Anthropologist Wednesday Martin penned the op-ed about what she calls "Glam SAHMs" or "glamorous stay-at-home mums", which was published on Sunday alongside a picture of a man holding a woman with a chain around her neck.
Martin writes: "A wife bonus, I was told, might be hammered out in a pre-nup or post-nup, and distributed on the basis of not only how well her husband’s fund had done but her own performance - how well she managed the home budget, whether the kids got into a “good” school - the same way their husbands were rewarded at investment banks.
"In turn these bonuses were a ticket to a modicum of financial independence and participation in a social sphere where you don’t just go to lunch, you buy a $10,000 table at the benefit luncheon a friend is hosting."
Although there's very little evidence around to support Martin's claims - one high-stakes divorce lawyer told WaPo: "The clients I have would be thoroughly offended by that phrase.

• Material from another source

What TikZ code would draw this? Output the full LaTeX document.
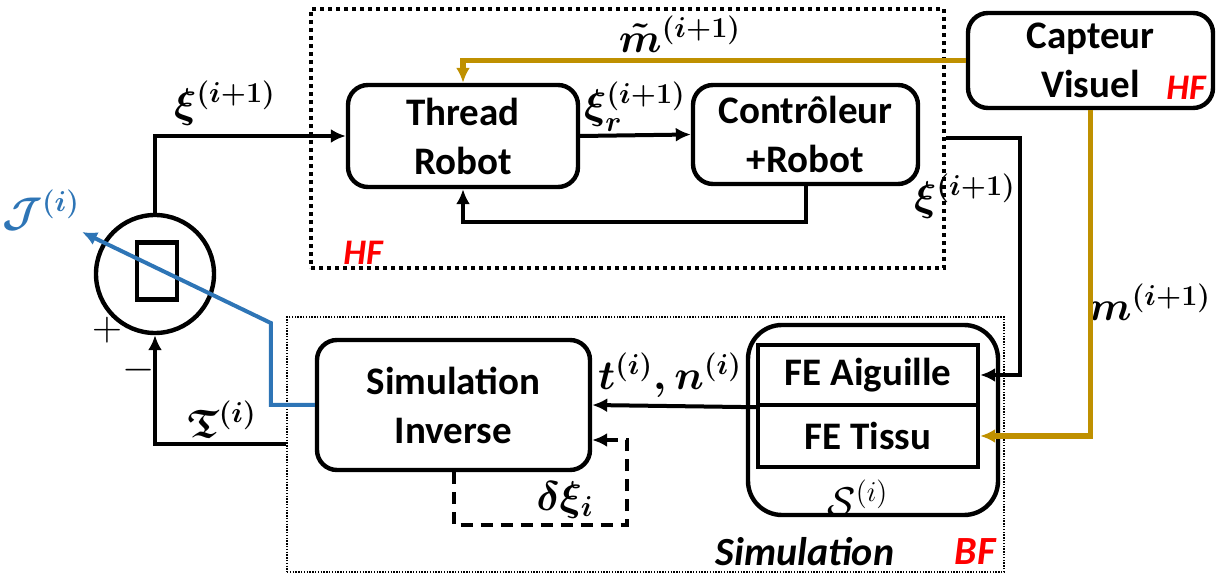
\documentclass[tikz,border=0pt]{standalone}
\usepackage{amsmath}
\usepackage{amssymb}
\usepackage{bm}
\usepackage{fontspec}
\setmainfont{Carlito}
\usetikzlibrary{positioning, arrows.meta, calc}
\definecolor{gold}{RGB}{191,144,0}
\definecolor{jblue}{RGB}{46,117,182}
\tikzset{>={Latex[length=7.5pt,width=7pt]}}

\begin{document}
\begin{tikzpicture}[x=0.5pt,y=-0.5pt,
		blk/.style={draw,line width=2.2pt,rounded corners=10pt,align=center,inner sep=0pt,
			font=\fontsize{19.5}{24.5}\selectfont\bfseries},
		febox/.style={draw,line width=2.2pt,minimum width=110pt,inner sep=0pt,
			font=\fontsize{19.5}{24.5}\selectfont\bfseries},
		lab/.style={inner sep=0pt,font=\fontsize{20}{24}\selectfont\boldmath},
		tag/.style={inner sep=0pt,text=red,font=\fontsize{18}{20}\selectfont\bfseries\itshape},
		wire/.style={line width=2pt},
		goldwire/.style={line width=2.6pt,gold}]
		\useasboundingbox (0,0) rectangle (1219,576);
		% Frames
		\node[draw,line width=2pt,dash pattern=on 2pt off 2pt,minimum width=316.5pt,minimum height=129.5pt] (hfbox) at (627.5,138.5) {};
		\node[draw,line width=0.7pt,dash pattern=on 0.7pt off 0.7pt,minimum width=358.5pt,minimum height=127.5pt] (simbox) at (645.5,444.5) {};
		% Blocks
		\node[blk,minimum width=115pt,minimum height=51pt] (thread) at (463,136) {Thread\\Robot};
		\node[blk,minimum width=112.5pt,minimum height=49.5pt] (ctrl) at (805.5,134.5) {Contrôleur\\+Robot};
		\node[blk,minimum width=122.5pt,minimum height=47.5pt] (capteur) at (1090.5,60.5) {Capteur\\Visuel};
		\node[blk,minimum width=136.5pt,minimum height=65pt] (siminv) at (453.5,405) {Simulation\\Inverse};
		\node[draw,line width=2.2pt,rounded corners=17pt,minimum width=125pt,minimum height=95pt] (sbox) at (873,420) {};
		\node[febox,minimum height=30pt] (aig) at (868,375) {FE Aiguille};
		\node[febox,minimum height=31pt] (tis) at (868,436) {FE Tissu};
		% Comparator
		\node[circle,draw,line width=2.2pt,minimum size=59pt,inner sep=0pt] (sum) at (155,274) {};
		\node[draw,line width=2.2pt,minimum width=20pt,minimum height=28.5pt,inner sep=0pt] (sumbar) at (157,271) {};
		% Labels
		\node[lab] (xiin) at (225,103) {$\xi^{(i+1)}$};
		\node[lab] (xir) at (635,107) {$\xi_r^{(i+1)}$};
		\node[lab] (mtilde) at (680,34) {$\tilde{m}^{(i+1)}$};
		\node[lab] (xiout) at (965,196) {$\xi^{(i+1)}$};
		\node[lab] (mmeas) at (1150,302) {$m^{(i+1)}$};
		\node[lab] (tn) at (670,375) {$t^{(i)},n^{(i)}$};
		\node[lab] (dxi) at (565,500) {$\delta\xi_i$};
		\node[lab] (frakt) at (222,419) {$\mathfrak{T}^{(i)}$};
		\node[lab,text=jblue] (jcost) at (41,210) {$\mathcal{J}^{(i)}$};
		\node[inner sep=0pt,font=\fontsize{20}{24}\selectfont] (sname) at (858,498) {$\mathcal{S}^{(i)}$};
		\node[inner sep=0pt,font=\fontsize{22}{24}\selectfont] (plus) at (107,330) {$+$};
		\node[inner sep=0pt,font=\fontsize{22}{24}\selectfont] (minus) at (139,370) {$-$};
		\node[tag] (hfin) at (363,253) {HF};
		\node[tag] (hfcam) at (1186,88) {HF};
		\node[inner sep=0pt,font=\fontsize{20}{24}\selectfont\bfseries\itshape] (simname) at (805,552) {Simulation};
		\node[tag,font=\fontsize{20}{24}\selectfont\bfseries\itshape] (bf) at (975,552) {BF};
		\coordinate (jtip) at (82,232);
		% Connectors
		\draw[wire,->] (sum.north) |- (thread.west);
		\draw[wire,->] (thread.east) -- (ctrl.west);
		\draw[wire,->] (ctrl.south) -- ++(0,36) -| (thread.south);
		\draw[wire,->] (hfbox.east) -- ++(74,0) |- (aig.east);
		\draw[wire,->] (aig.south west) -- (siminv.east);
		\draw[wire,->,dash pattern=on 6pt off 4pt] (siminv.south) -- ++(0,53) -- ++(173,0) |- ($(siminv.east)+(0,35)$);
		\draw[wire,->] (simbox.west) -| (sum.south);
		\draw[goldwire,->] (capteur.west) -| (thread.north);
		\draw[goldwire,->] (capteur.south) |- (tis.east);
		\draw[wire,jblue,->] (siminv.west) -- ++(-44,0) -- ++(0,-82) -- (jtip);
	\end{tikzpicture}
\end{document}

They pour so much work into raising their families. They're in charge of managing the household, all the players involved. Often their husbands travel and don't want them to work."
Meanwhile, Business Insider asked some real hedge fund managers if they had ever heard of the phenomenon, but most deemed it doubtful.
"Typically an employer offers a bonus to incentive their employees. I guess to some marriage is no different. But honestly when I first read the article I had to double check to make sure it wasn't published by the Onion," one said.
A banker added: "I'm skeptical that they exist. I worked in banking for a long time. Do bankers buy their wives stuff - and also give them money - when they get their bonuses? Absolutely. Do the girls joke about it when they're drinking wine with their friends and call it a 'wife bonus'? I'm sure they do. But is the 'wife bonus' a real tangible thing? I seriously doubt it."
Luckily for Martin, the controversy surrounding her column comes just weeks ahead of her new book launch.